O setor de eletroeletrônicos é um dos que têm visto uma sequência de meses bons e ruins. Após resultados positivos de dezembro a março, a produção caiu em abril, subiu em maio e voltou a ceder em junho, na comparação com os mesmos meses em 2016. No geral, enquanto o segmento eletrônico vai bem, o elétrico registra queda. Em junho, a produção recuou 2,2%, puxada pelos elétricos, que caíram 10%. Nos eletrônicos, houve alta de 11%. O segmento elétrico depende dos investimentos das empresas, observa Humberto Barbato, presidente da Associação Brasileira da Indústria Elétrica e Eletrônica (Abinee). “No ano passado ninguém queria investir”, diz. Os leilões de energia realizados este ano, bem-sucedidos, ainda devem se traduzir em encomendas.

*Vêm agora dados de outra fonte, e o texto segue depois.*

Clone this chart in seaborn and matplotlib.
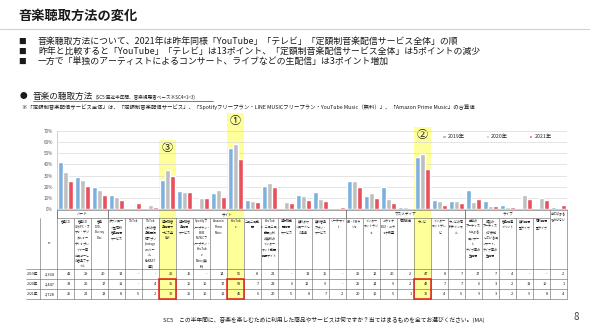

O setor de eletrônicos vai melhor, mas ainda assim, opera com 71% da capacidade desde abril (69% em janeiro), segundo dados da associação, ante uma média histórica de 85% a 90%. “Com esses números, o investimento das empresas ainda vai demorar”, prevê Barbato. Sobre os estoques, a indústria está “eternamente na busca de um equilíbrio”, diz. A Abinee prevê alta de 3% no faturamento deste ano, após queda de 9% em 2016, para R$ 129,4 bilhões. “Estamos com um otimismo precavido”, diz o executivo.

Máquinas e equipamentos

Considerado termômetro dos investimentos, o setor de máquinas e equipamentos normalizou os estoques, mas a ociosidade segue alta, em 30%. Em 2016, foi de 38%, segundo o presidente Associação Brasileira da Indústria de Máquinas e Equipamentos (Abimaq), João Carlos Marchesan. “Só não está pior porque a produção de máquinas agrícolas puxou a utilização para cima”, diz. Nas agrícolas, o uso da capacidade está em 81%. Em 2016, a média foi de 74%.

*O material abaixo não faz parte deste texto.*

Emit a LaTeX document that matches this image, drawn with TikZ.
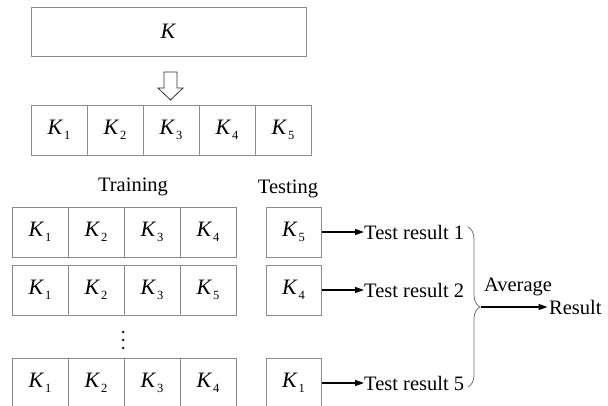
\documentclass[tikz,border=0pt]{standalone}
\usepackage{fontspec}
\setmainfont{Liberation Serif}
\usetikzlibrary{arrows.meta,decorations.pathreplacing}
\newcommand{\kk}[1]{{\fontsize{22}{24}\selectfont\textit{K}}\kern0.8pt\raisebox{-5.5pt}{\fontsize{12.5}{12}\selectfont #1}}
\begin{document}
\begin{tikzpicture}[x=1pt,y=-1pt,font=\fontsize{20.5}{24}\selectfont,
  cell/.style={draw=black!45, line width=0.8pt, minimum width=56pt, minimum height=50pt, inner sep=0pt},
  arr/.style={line width=1.3pt, -{Triangle[length=9pt,width=6pt]}},
  lbl/.style={inner sep=0pt},
  dot/.style={fill=black!85, draw=none, circle, inner sep=0pt, minimum size=3pt}]
\useasboundingbox (0,0) rectangle (608,406);
% top box
\node[cell, minimum width=275pt, minimum height=49pt] (K) at (168.5,31.5) {\fontsize{22}{24}\selectfont\textit{K}};
% hollow arrow
\draw[line width=0.8pt, black!80] (164,72) -- (177,72) -- (177,88) -- (183,88) -- (170.5,100) -- (158,88) -- (164,88) -- cycle;
% split row
\foreach \i in {1,...,5}{
  \node[cell] (r\i) at ({59+56*(\i-1)},130) {\kk{\i}};
}
% labels
\node (tr) at (133,187) {Training};
\node (te) at (288,189) {Testing};
% training rows
\node[cell] (a1) at (40,232) {\kk{1}};
\node[cell] (a2) at (96,232) {\kk{2}};
\node[cell] (a3) at (152,232) {\kk{3}};
\node[cell] (a4) at (208,232) {\kk{4}};
\node[cell] (b1) at (40,290) {\kk{1}};
\node[cell] (b2) at (96,290) {\kk{2}};
\node[cell] (b3) at (152,290) {\kk{3}};
\node[cell] (b4) at (208,290) {\kk{5}};
\node[dot] (d1) at (123,332) {};
\node[dot] (d2) at (123,340) {};
\node[dot] (d3) at (123,348) {};
\node[cell] (c1) at (40,383) {\kk{1}};
\node[cell] (c2) at (96,383) {\kk{2}};
\node[cell] (c3) at (152,383) {\kk{3}};
\node[cell] (c4) at (208,383) {\kk{4}};
% testing boxes
\node[cell, minimum width=55pt] (t1) at (293.5,232) {\kk{5}};
\node[cell, minimum width=55pt] (t2) at (293.5,290) {\kk{4}};
\node[cell, minimum width=55pt] (t3) at (293.5,383) {\kk{1}};
% results
\node[lbl, anchor=west] (s1) at (364,232) {Test result 1};
\node[lbl, anchor=west] (s2) at (364,290) {Test result 2};
\node[lbl, anchor=west] (s3) at (364,383) {Test result 5};
\draw[arr] (t1.east) ++(1,0) -- (s1.west);
\draw[arr] (t2.east) ++(1,0) -- (s2.west);
\draw[arr] (t3.east) ++(1,0) -- (s3.west);
% brace
\coordinate (bt) at (468,227);
\coordinate (bb) at (468,387);
\draw[black!55, line width=0.8pt, decorate, decoration={brace, amplitude=12pt}] (bt) -- (bb);
\coordinate (tip) at (481,307);
\node[lbl, anchor=west] (res) at (549,307) {Result};
\node (avg) at (518,287) {Average};
\draw[arr] (tip) -- ([xshift=-1.5pt]res.west);
\end{tikzpicture}
\end{document}
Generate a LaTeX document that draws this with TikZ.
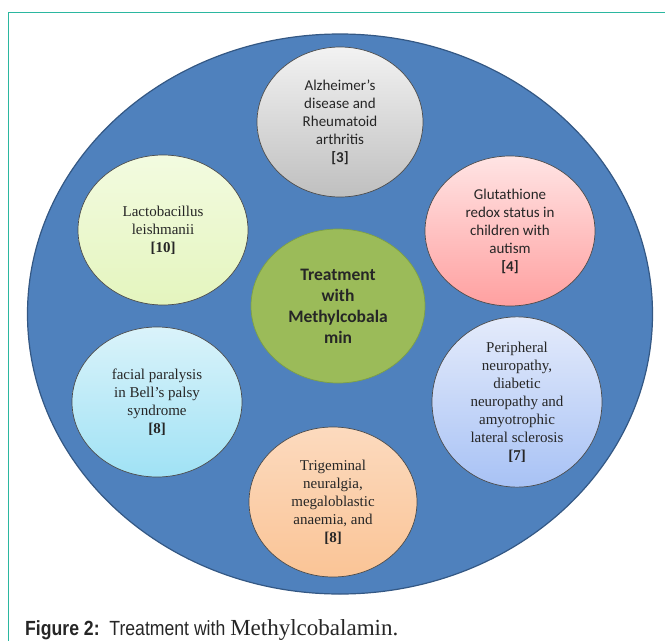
\documentclass[tikz,border=0pt]{standalone}
\usepackage{fontspec}
\setmainfont{Liberation Serif}
\newfontfamily\calfont{Carlito}
\newfontfamily\capfont[FakeStretch=0.86]{Liberation Sans}
\usetikzlibrary{shapes.geometric}

\definecolor{frameteal}{RGB}{43,183,160}
\definecolor{plateblue}{RGB}{79,129,189}
\definecolor{plateedge}{RGB}{52,88,132}
\definecolor{coregreen}{RGB}{155,187,89}
\definecolor{coreedge}{RGB}{125,160,70}

\begin{document}
\begin{tikzpicture}[
  x=1pt,y=-1pt,
  bubble/.style={
    ellipse,
    draw=black!70,
    line width=0.7pt,
    minimum width=170pt,
    minimum height=150pt,
    inner sep=0pt,
    align=center,
    text=black!85
  },
  calibri/.style={font=\calfont\fontsize{15}{18}\selectfont},
  times/.style={font=\fontsize{15}{18}\selectfont}
]
  \useasboundingbox (0,0) rectangle (665,641);
  \draw[frameteal,line width=1pt] (665,12) -- (8,12) -- (8,641);

  % blue plate
  \node[ellipse,fill=plateblue,draw=plateedge,line width=1.2pt,
        minimum width=625pt,minimum height=560pt] (plate) at (340,314) {};

  % outer topics
  \node[bubble,calibri,minimum width=166pt,
        top color=black!5,bottom color=black!25] (alzheimer) at (340,122)
    {Alzheimer’s\\disease and\\Rheumatoid\\arthritis\\\textbf{[3]}};
  \node[bubble,times,
        top color={rgb,255:red,243;green,251;blue,224},
        bottom color={rgb,255:red,228;green,245;blue,190}] (lacto) at (163,230)
    {Lactobacillus\\leishmanii\\\textbf{[10]}};
  \node[bubble,calibri,
        top color={rgb,255:red,255;green,228;blue,228},
        bottom color={rgb,255:red,255;green,160;blue,160}] (glutathione) at (510,231)
    {Glutathione\\redox status in\\children with\\autism\\\textbf{[4]}};
  \node[bubble,times,
        top color={rgb,255:red,218;green,243;blue,250},
        bottom color={rgb,255:red,160;green,226;blue,245}] (bell) at (157,402)
    {facial paralysis\\in Bell’s palsy\\syndrome\\\textbf{[8]}};
  \node[bubble,times,
        top color={rgb,255:red,228;green,235;blue,251},
        bottom color={rgb,255:red,168;green,194;blue,245}] (neuropathy) at (517,402)
    {Peripheral\\neuropathy,\\diabetic\\neuropathy and\\amyotrophic\\lateral sclerosis\\\textbf{[7]}};
  \node[bubble,times,minimum width=168pt,
        top color={rgb,255:red,252;green,218;blue,190},
        bottom color={rgb,255:red,250;green,196;blue,150}] (trigeminal) at (333,502)
    {Trigeminal\\neuralgia,\\megaloblastic\\anaemia, and\\\textbf{[8]}};

  % centre
  \node[bubble,font=\calfont\bfseries\fontsize{17.5}{21}\selectfont,
        fill=coregreen,draw=coreedge,minimum width=174pt,minimum height=154pt]
    (core) at (338,306) {Treatment\\with\\Methylcobala\\min};

  % caption
  \node[anchor=base west,inner sep=0pt,text=black!85,
        font=\capfont\fontsize{20.5}{24}\selectfont] (caption) at (25,635)
    {\textbf{Figure 2:}\ \ Treatment with {\rmfamily\fontsize{23}{24}\selectfont Methylcobalamin.}};
\end{tikzpicture}
\end{document}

Segundo Marchesan, a ociosidade também se deve à retração nas exportações. “Antes de 2013, exportávamos US$ 14 bilhões, hoje são cerca de US$ 8 bilhões”, lamenta. Além do câmbio desfavorável na média, a Abimaq teme pela reoneração de folha e pela aprovação da Taxa de Longo Prazo (TLP) – a nova taxa de juros do BNDES) -, que devem, na avaliação dele, reduzir a competitividade. A expectativa é fechar o ano sem crescimento, contra projeção no início de 2017 de um avanço de 5%. Para 2018, a Abimaq espera incremento de produção de 2% a 3%.

Móveis

Na indústria de móveis, o pior momento já passou, mas ainda não se fala em crescimento. “Estamos nos recuperando em doses bem pequenas”, afirma Daniel Lutz, presidente da Associação Brasileira da Indústria do Mobiliário (Abimóvel). Segundo ele, a ociosidade média das fábricas só não é maior porque houve grande fechamento de empresas ao longo da crise. “Mas ainda temos mais estoques do que gostaríamos”. Para ele, há um “cenário ilusório” de melhora do poder aquisitivo da população e a situação ainda é preocupante. “A economia precisa de estímulo, mas o governo tem olhado mais para si, aumentando impostos, por exemplo”, considera. O setor também sente dificuldade na exportação. “Para recuperar mercado, precisamos de um dólar acima de R$ 3,80.”

Veículos

A Anfavea aumentou a estimativa de produção para o ano a 21,5%, para 2,619 milhões de veículos, ante os 2,156 milhões em 2016, devido ao aumento das exportações. A previsão anterior era de alta de 11,9%. O mercado interno tem sido atendido mais por veículos produzidos no país, com queda nos importados. A capacidade ociosa vai cair de 50% para 40%, ainda assim um nível muito alto. Essa indústria pode produzir 5 milhões de veículos por ano.

Plásticos

O setor de plásticos cortou a previsão de produção para 2017, de 5% para 2,5%. A queda acumulada entre 2014 e 2016 foi de 21% e a Associação Brasileira da Indústria do Plástico (Abiplast) prevê que a fabricação de produtos transformados só deve chegar aos níveis de 2014 em 2024. A ociosidade é de 37%, ante 20% historicamente. Por uma ampla gama de utilização em vários setores, o produto é um importante indicador do mercado doméstico.

Aço

O Instituto Aço Brasil revisou sua estimativa de vendas domésticas do insumo, em 2017, de alta de 1,3% para queda no mesmo patamar, para 16,31 milhões de toneladas, em decorrência da crise no país e do desempenho do primeiro semestre. As vendas internas de aço retornarão ao nível de 2005. O Aço Brasil revisou também a projeção de consumo aparente – vendas internas mais importações – para alta de 1,1% em 2017, chegando a 18,42 milhões de toneladas. A estimativa já tinha sido revisada, em abril, de elevação de 3,5% para aumento de 2,9%. A expectativa de produção de aço bruto foi mantida em alta de 3,8% neste ano.